I checked the operation in rs03 primary by db.currentOp() as below:

{
  "inprog": [
    {
      "desc": "migrateThread",
      "threadId": "0x22677e00",
      "opid": 206642,
      "active": true,
      "secs_running": 19754,
      "microsecs_running": NumberLong("19754679731"),
      "op": "none",
      "ns": "myDB.myCo",
      "query": {

      },
      "msg": "step 2 of 6",
      "numYields": 0,
      "locks": {

      },
      "waitingForLock": false,
      "lockStats": {
        "Global": {
          "acquireCount": {
            "r": NumberLong("662"),
            "w": NumberLong("660")
          }
        },
        "Database": {
          "acquireCount": {
            "r": NumberLong("1"),
            "w": NumberLong("659"),
            "W": NumberLong("1")
          }
        },
        "Collection": {
          "acquireCount": {
            "r": NumberLong("1"),
            "w": NumberLong("330"),
            "W": NumberLong("1")
          }
        },
        "oplog": {
          "acquireCount": {
            "w": NumberLong("328")
          }
        }
      }
    },

the opid kept as "step 2 of 6" for many hours.
Anything I can do to make the migration going on?
I tried to kill the opid and it forked again still "step 2 of 6" now.
and the chunks in sh.status() still 8.

Best Answer

The definition of the steps referenced in a chunk migration are a little fluid, and can depend on the version you are running. However, based on what you have provided I suspect that the primary on rs01 and the number of chunks you are trying to move is the source of the issue here.

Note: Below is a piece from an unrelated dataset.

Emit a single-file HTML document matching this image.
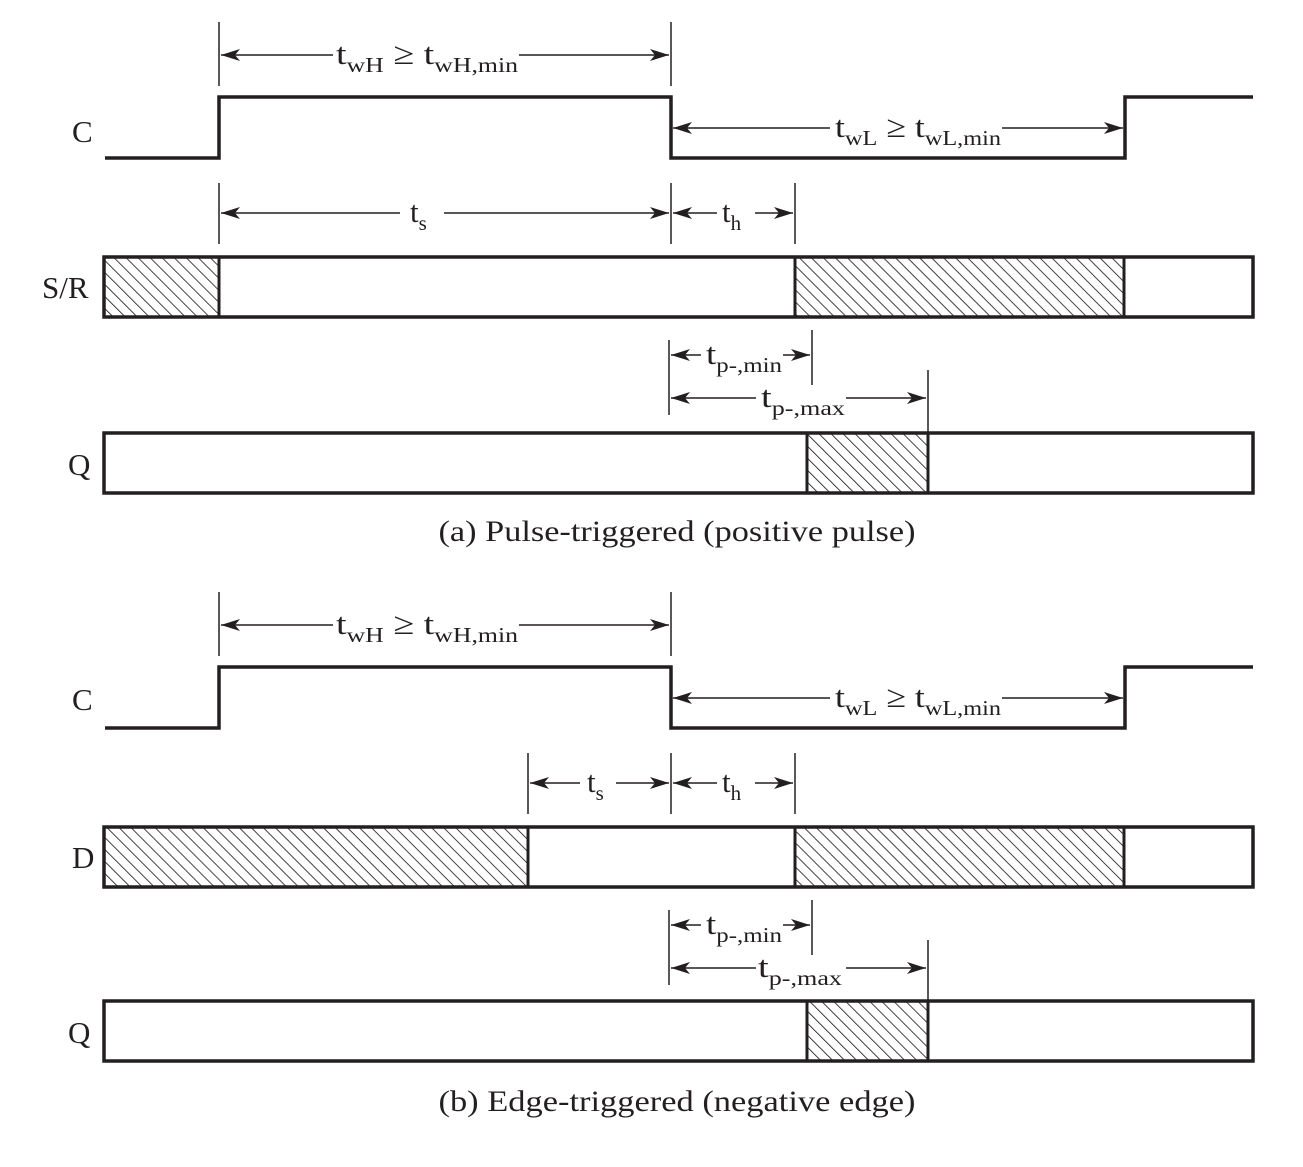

Last time I looked at this in detail (around version 2.6), step 2 was basically a "sanity check" on the source shard primary to make sure it was ready to kick off another migration. There are two common reasons (and some not so common) for the primary to get "stuck" in step 2:

  • The primary is "too busy" - i.e. it is processing a lot of deletes from previous migrations and does not want to take on more migrations until some of those finish
  • There is an error being hit (chunk too big for example) and the migration is being aborted

Given that your two existing shards were not yet balanced when you added a third shard, though rs03 will now be the new preferred destination for migrating chunks since it has the lowest total, adding a third shard will not make this happen any more quickly. In fact it just means there are more chunks to move than before you added the third shard.

To confirm what the root cause is here, you will need to take a look at the logs on the primary of shard rs01. The shard with the most chunks will always be chosen as the source of a migration, and the primary will be the one doing all the work. The logs should tell you why the migrations are being aborted or taking a long time.

If it is a case of being too busy, you do have an option that will free it up, temporarily at least (it may get stuck again later). You can step down the primary, thereby killing any background delete jobs it is running for cleanup.

However, this will mean leaving behind "orphaned chunks" and you will need the clean up command to fix that later - you are not solving anything per se, you are just putting the work off until later. There are also only limited options to tweak this behavior, for more see here.

There are other options in terms of balancing chunks more quickly (mitosis), but they are way beyond the scope of an answer on this site I'm afraid.

If there is an error being hit, and the cleanup is not the issue, then it would probably be best to get the primary log messages and post a separate question to figure out the cause.